De studie includeerde 608 vrouwen met een BRCA2-mutatie en invasief mammacarcinoom. Ongeveer 77% van de carcinomen waren ER-positief, met ER-positiviteit in tumoren van 83% van patiënten jonger dan veertig jaar. ER-positieve ziekte had een hogere waarschijnlijkheid klierpositief te zijn dan ER-negatieve ziekte (59% versus 34%; p<0,001). De overlevingsanalyse includeerde 584 patiënten. Positieve ER-status was geassocieerd met betere overleving in de eerste vijf jaar na de diagnose (HR 0,49; p=0,03) maar was na het vijfde jaar geassocieerd met slechtere overleving (HR 1,91; p=0,03). Dit ongunstige effect van positieve ER-status was beperkt tot vrouwen die geen endocriene behandeling kregen (HR 2,36; p=0,01) en patiënten met intacte ovaria (HR 1,91; p=0,02).

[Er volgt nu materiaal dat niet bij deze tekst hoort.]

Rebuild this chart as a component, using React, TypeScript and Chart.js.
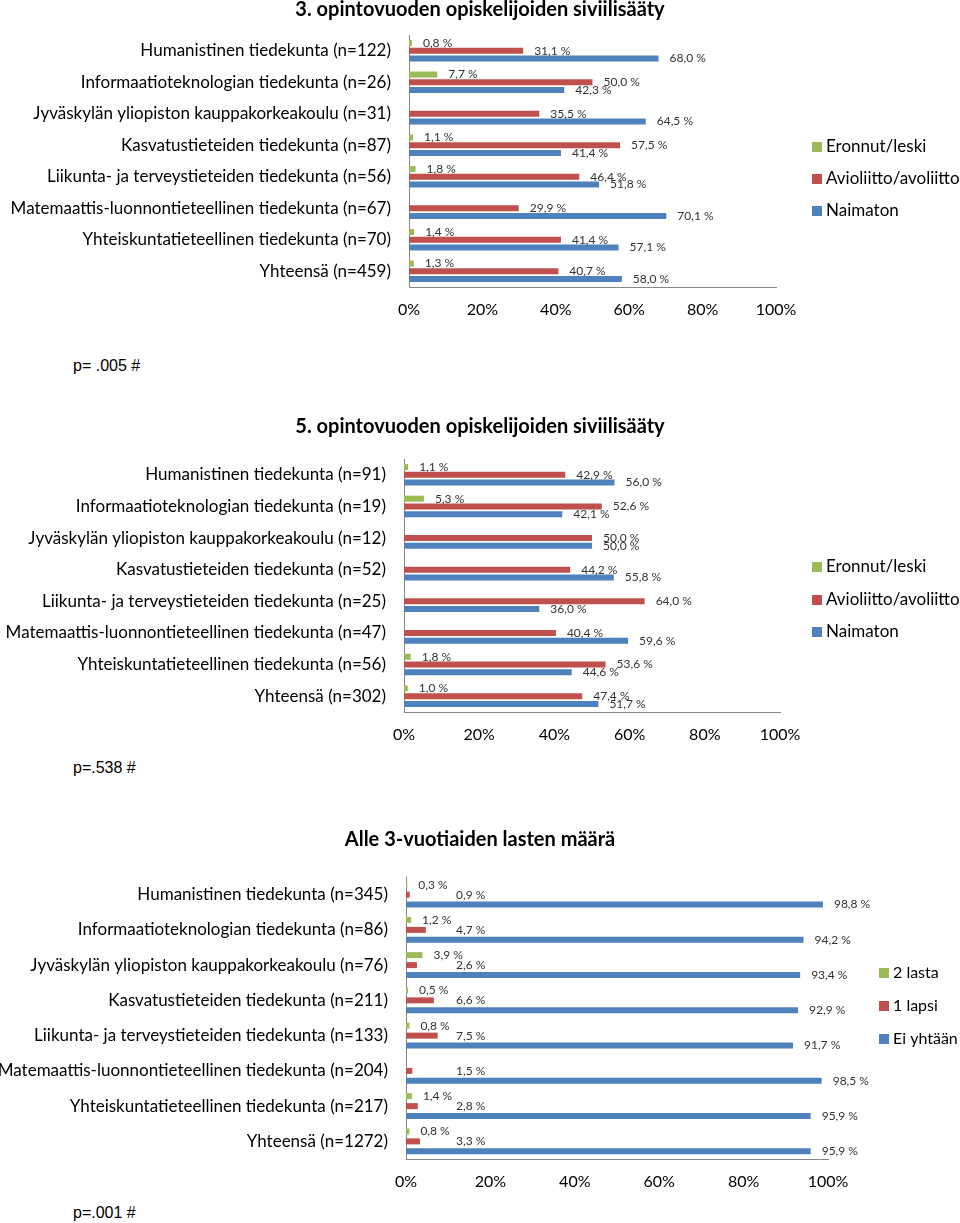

De onderzoekers concluderen dat de studie suggereert dat het ongunstige effect van positieve ER-status op overleving van mammacarcinoom in BRCA2-mutatiedraagsters geassocieerd kan zijn met blootstelling aan door ovaria geproduceerde hormonen.
1.Olafsdottir EJ, Borg A, Jensen M-B et al. Breast cancer survival in Nordic BRCA2 mutation carriers – unconventional association with oestrogen receptor status. Br J Cancer 2020; epub ahead of print
Summary: A study in four Mordic countries found that the adverse effect of a positive ER status of breast cancer in BRCA2 carriers was limited to women who dit not undergo endocrine treatment and patients with intact ovaries.